> **Recorded information**:

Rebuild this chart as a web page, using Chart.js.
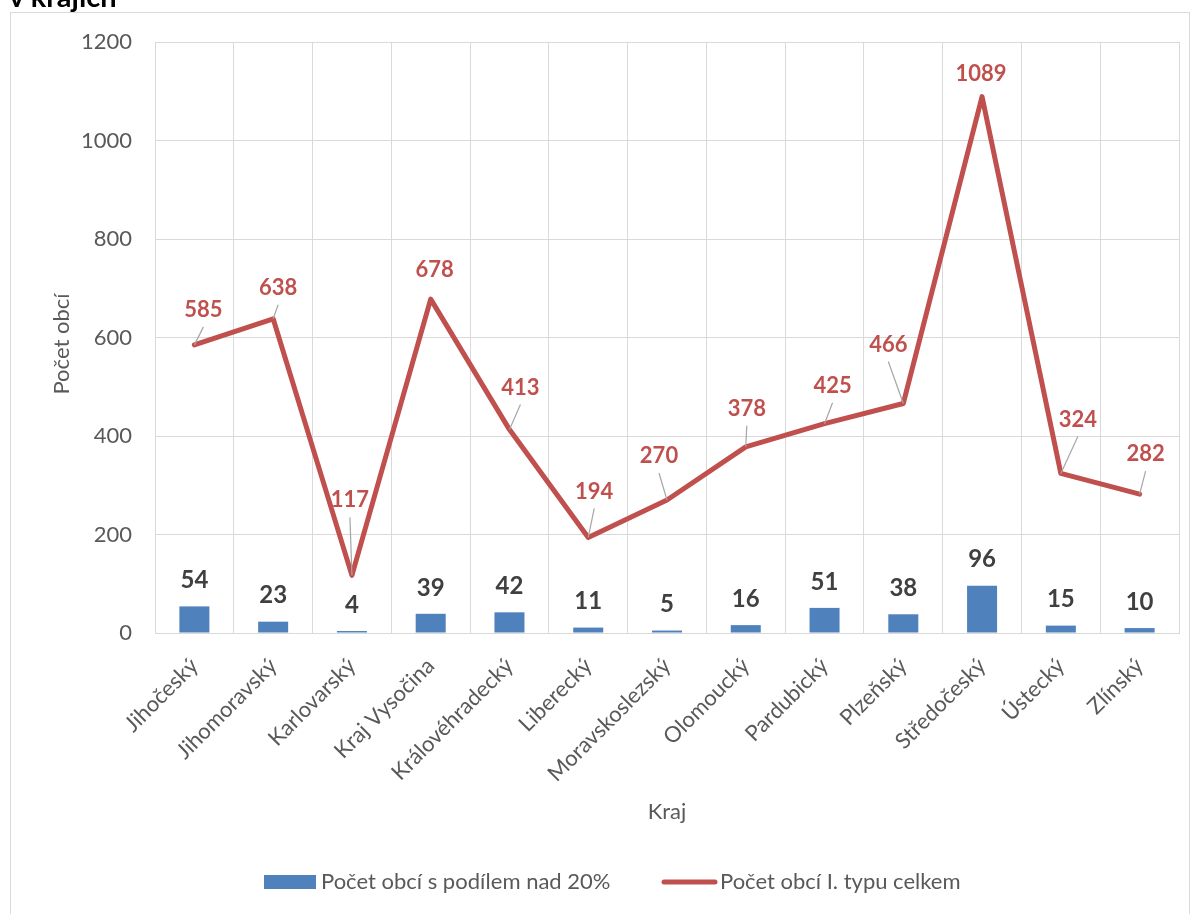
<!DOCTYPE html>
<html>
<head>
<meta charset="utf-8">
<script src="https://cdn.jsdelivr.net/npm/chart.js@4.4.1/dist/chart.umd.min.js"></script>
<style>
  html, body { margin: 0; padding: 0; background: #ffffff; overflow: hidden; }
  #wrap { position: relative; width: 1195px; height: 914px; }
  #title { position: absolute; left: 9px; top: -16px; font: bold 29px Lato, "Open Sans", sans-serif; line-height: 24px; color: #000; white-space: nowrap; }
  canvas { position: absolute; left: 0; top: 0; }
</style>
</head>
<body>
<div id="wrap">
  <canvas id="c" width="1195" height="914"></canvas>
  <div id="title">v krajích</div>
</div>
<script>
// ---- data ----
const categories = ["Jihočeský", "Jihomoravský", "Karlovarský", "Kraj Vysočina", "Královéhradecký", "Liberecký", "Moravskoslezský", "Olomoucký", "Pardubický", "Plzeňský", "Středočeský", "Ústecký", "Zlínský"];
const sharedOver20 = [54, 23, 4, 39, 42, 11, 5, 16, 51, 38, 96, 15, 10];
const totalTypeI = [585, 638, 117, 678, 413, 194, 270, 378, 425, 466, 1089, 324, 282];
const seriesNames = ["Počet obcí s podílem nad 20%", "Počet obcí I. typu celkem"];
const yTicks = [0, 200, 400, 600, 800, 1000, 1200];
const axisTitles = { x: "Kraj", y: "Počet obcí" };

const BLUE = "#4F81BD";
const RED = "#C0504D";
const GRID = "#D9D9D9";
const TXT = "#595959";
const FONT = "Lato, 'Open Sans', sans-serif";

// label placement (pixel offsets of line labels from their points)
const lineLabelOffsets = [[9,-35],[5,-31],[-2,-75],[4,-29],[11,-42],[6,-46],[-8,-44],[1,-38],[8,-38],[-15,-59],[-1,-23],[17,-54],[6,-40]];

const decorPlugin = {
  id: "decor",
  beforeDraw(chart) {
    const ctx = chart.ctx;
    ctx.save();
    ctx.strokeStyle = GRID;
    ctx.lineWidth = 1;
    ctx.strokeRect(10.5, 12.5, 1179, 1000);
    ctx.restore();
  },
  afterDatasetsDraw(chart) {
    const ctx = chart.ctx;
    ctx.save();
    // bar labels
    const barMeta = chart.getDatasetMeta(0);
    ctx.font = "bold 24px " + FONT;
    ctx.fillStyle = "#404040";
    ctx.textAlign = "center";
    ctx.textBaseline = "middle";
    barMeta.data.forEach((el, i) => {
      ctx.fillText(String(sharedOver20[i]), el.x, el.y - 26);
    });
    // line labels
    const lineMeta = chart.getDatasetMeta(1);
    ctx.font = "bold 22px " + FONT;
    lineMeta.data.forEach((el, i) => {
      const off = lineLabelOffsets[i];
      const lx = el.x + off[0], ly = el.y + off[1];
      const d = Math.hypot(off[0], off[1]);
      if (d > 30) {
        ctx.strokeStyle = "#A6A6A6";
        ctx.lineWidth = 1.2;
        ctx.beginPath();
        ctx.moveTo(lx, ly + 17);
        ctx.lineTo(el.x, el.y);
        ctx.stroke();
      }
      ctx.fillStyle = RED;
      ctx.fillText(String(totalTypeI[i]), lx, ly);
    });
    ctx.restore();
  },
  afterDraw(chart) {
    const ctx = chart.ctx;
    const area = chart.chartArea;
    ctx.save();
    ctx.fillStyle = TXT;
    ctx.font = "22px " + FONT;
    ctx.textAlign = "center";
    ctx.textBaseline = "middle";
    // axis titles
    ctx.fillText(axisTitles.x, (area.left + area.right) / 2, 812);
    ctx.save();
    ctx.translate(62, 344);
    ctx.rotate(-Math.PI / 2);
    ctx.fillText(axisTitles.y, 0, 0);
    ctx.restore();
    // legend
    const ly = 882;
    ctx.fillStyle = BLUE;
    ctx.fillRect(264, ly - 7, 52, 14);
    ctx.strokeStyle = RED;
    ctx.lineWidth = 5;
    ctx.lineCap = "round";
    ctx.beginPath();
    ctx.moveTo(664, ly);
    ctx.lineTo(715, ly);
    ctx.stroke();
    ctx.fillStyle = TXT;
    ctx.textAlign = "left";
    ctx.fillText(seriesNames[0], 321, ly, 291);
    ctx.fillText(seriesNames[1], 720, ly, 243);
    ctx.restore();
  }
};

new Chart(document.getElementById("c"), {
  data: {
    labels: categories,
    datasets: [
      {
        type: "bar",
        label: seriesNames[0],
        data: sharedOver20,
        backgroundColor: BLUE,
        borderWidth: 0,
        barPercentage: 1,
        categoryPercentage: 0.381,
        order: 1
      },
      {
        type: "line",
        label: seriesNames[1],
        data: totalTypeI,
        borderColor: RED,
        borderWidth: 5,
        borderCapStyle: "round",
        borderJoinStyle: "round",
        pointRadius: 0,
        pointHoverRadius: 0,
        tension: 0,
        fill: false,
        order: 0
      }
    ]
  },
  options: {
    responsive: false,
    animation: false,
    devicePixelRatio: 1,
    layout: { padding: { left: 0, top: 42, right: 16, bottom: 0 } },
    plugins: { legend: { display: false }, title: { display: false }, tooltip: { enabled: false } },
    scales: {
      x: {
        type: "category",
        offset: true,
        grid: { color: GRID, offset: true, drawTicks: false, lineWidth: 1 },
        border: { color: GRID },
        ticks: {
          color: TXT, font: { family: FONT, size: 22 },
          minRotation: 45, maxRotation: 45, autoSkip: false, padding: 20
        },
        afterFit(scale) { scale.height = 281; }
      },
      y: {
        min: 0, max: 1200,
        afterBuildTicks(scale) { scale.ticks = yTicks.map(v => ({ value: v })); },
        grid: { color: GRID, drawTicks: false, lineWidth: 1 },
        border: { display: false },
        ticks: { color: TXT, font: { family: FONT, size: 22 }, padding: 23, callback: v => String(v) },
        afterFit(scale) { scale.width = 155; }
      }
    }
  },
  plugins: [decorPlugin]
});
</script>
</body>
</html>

> **Exercise task**:
Return each line of the data, keeping its wording exact and omitting pictures.

> **Answer in full**:
Rebuild this chart as a web page, using Chart.js.
<!DOCTYPE html>
<html>
<head>
<meta charset="utf-8">
<script src="https://cdn.jsdelivr.net/npm/chart.js@4.4.1/dist/chart.umd.min.js"></script>
<style>
  html, body { margin: 0; padding: 0; background: #ffffff; overflow: hidden; }
  #wrap { position: relative; width: 1195px; height: 914px; }
  #title { position: absolute; left: 9px; top: -16px; font: bold 29px Lato, "Open Sans", sans-serif; line-height: 24px; color: #000; white-space: nowrap; }
  canvas { position: absolute; left: 0; top: 0; }
</style>
</head>
<body>
<div id="wrap">
  <canvas id="c" width="1195" height="914"></canvas>
  <div id="title">v krajích</div>
</div>
<script>
// ---- data ----
const categories = ["Jihočeský", "Jihomoravský", "Karlovarský", "Kraj Vysočina", "Královéhradecký", "Liberecký", "Moravskoslezský", "Olomoucký", "Pardubický", "Plzeňský", "Středočeský", "Ústecký", "Zlínský"];
const sharedOver20 = [54, 23, 4, 39, 42, 11, 5, 16, 51, 38, 96, 15, 10];
const totalTypeI = [585, 638, 117, 678, 413, 194, 270, 378, 425, 466, 1089, 324, 282];
const seriesNames = ["Počet obcí s podílem nad 20%", "Počet obcí I. typu celkem"];
const yTicks = [0, 200, 400, 600, 800, 1000, 1200];
const axisTitles = { x: "Kraj", y: "Počet obcí" };

const BLUE = "#4F81BD";
const RED = "#C0504D";
const GRID = "#D9D9D9";
const TXT = "#595959";
const FONT = "Lato, 'Open Sans', sans-serif";

// label placement (pixel offsets of line labels from their points)
const lineLabelOffsets = [[9,-35],[5,-31],[-2,-75],[4,-29],[11,-42],[6,-46],[-8,-44],[1,-38],[8,-38],[-15,-59],[-1,-23],[17,-54],[6,-40]];

const decorPlugin = {
  id: "decor",
  beforeDraw(chart) {
    const ctx = chart.ctx;
    ctx.save();
    ctx.strokeStyle = GRID;
    ctx.lineWidth = 1;
    ctx.strokeRect(10.5, 12.5, 1179, 1000);
    ctx.restore();
  },
  afterDatasetsDraw(chart) {
    const ctx = chart.ctx;
    ctx.save();
    // bar labels
    const barMeta = chart.getDatasetMeta(0);
    ctx.font = "bold 24px " + FONT;
    ctx.fillStyle = "#404040";
    ctx.textAlign = "center";
    ctx.textBaseline = "middle";
    barMeta.data.forEach((el, i) => {
      ctx.fillText(String(sharedOver20[i]), el.x, el.y - 26);
    });
    // line labels
    const lineMeta = chart.getDatasetMeta(1);
    ctx.font = "bold 22px " + FONT;
    lineMeta.data.forEach((el, i) => {
      const off = lineLabelOffsets[i];
      const lx = el.x + off[0], ly = el.y + off[1];
      const d = Math.hypot(off[0], off[1]);
      if (d > 30) {
        ctx.strokeStyle = "#A6A6A6";
        ctx.lineWidth = 1.2;
        ctx.beginPath();
        ctx.moveTo(lx, ly + 17);
        ctx.lineTo(el.x, el.y);
        ctx.stroke();
      }
      ctx.fillStyle = RED;
      ctx.fillText(String(totalTypeI[i]), lx, ly);
    });
    ctx.restore();
  },
  afterDraw(chart) {
    const ctx = chart.ctx;
    const area = chart.chartArea;
    ctx.save();
    ctx.fillStyle = TXT;
    ctx.font = "22px " + FONT;
    ctx.textAlign = "center";
    ctx.textBaseline = "middle";
    // axis titles
    ctx.fillText(axisTitles.x, (area.left + area.right) / 2, 812);
    ctx.save();
    ctx.translate(62, 344);
    ctx.rotate(-Math.PI / 2);
    ctx.fillText(axisTitles.y, 0, 0);
    ctx.restore();
    // legend
    const ly = 882;
    ctx.fillStyle = BLUE;
    ctx.fillRect(264, ly - 7, 52, 14);
    ctx.strokeStyle = RED;
    ctx.lineWidth = 5;
    ctx.lineCap = "round";
    ctx.beginPath();
    ctx.moveTo(664, ly);
    ctx.lineTo(715, ly);
    ctx.stroke();
    ctx.fillStyle = TXT;
    ctx.textAlign = "left";
    ctx.fillText(seriesNames[0], 321, ly, 291);
    ctx.fillText(seriesNames[1], 720, ly, 243);
    ctx.restore();
  }
};

new Chart(document.getElementById("c"), {
  data: {
    labels: categories,
    datasets: [
      {
        type: "bar",
        label: seriesNames[0],
        data: sharedOver20,
        backgroundColor: BLUE,
        borderWidth: 0,
        barPercentage: 1,
        categoryPercentage: 0.381,
        order: 1
      },
      {
        type: "line",
        label: seriesNames[1],
        data: totalTypeI,
        borderColor: RED,
        borderWidth: 5,
        borderCapStyle: "round",
        borderJoinStyle: "round",
        pointRadius: 0,
        pointHoverRadius: 0,
        tension: 0,
        fill: false,
        order: 0
      }
    ]
  },
  options: {
    responsive: false,
    animation: false,
    devicePixelRatio: 1,
    layout: { padding: { left: 0, top: 42, right: 16, bottom: 0 } },
    plugins: { legend: { display: false }, title: { display: false }, tooltip: { enabled: false } },
    scales: {
      x: {
        type: "category",
        offset: true,
        grid: { color: GRID, offset: true, drawTicks: false, lineWidth: 1 },
        border: { color: GRID },
        ticks: {
          color: TXT, font: { family: FONT, size: 22 },
          minRotation: 45, maxRotation: 45, autoSkip: false, padding: 20
        },
        afterFit(scale) { scale.height = 281; }
      },
      y: {
        min: 0, max: 1200,
        afterBuildTicks(scale) { scale.ticks = yTicks.map(v => ({ value: v })); },
        grid: { color: GRID, drawTicks: false, lineWidth: 1 },
        border: { display: false },
        ticks: { color: TXT, font: { family: FONT, size: 22 }, padding: 23, callback: v => String(v) },
        afterFit(scale) { scale.width = 155; }
      }
    }
  },
  plugins: [decorPlugin]
});
</script>
</body>
</html>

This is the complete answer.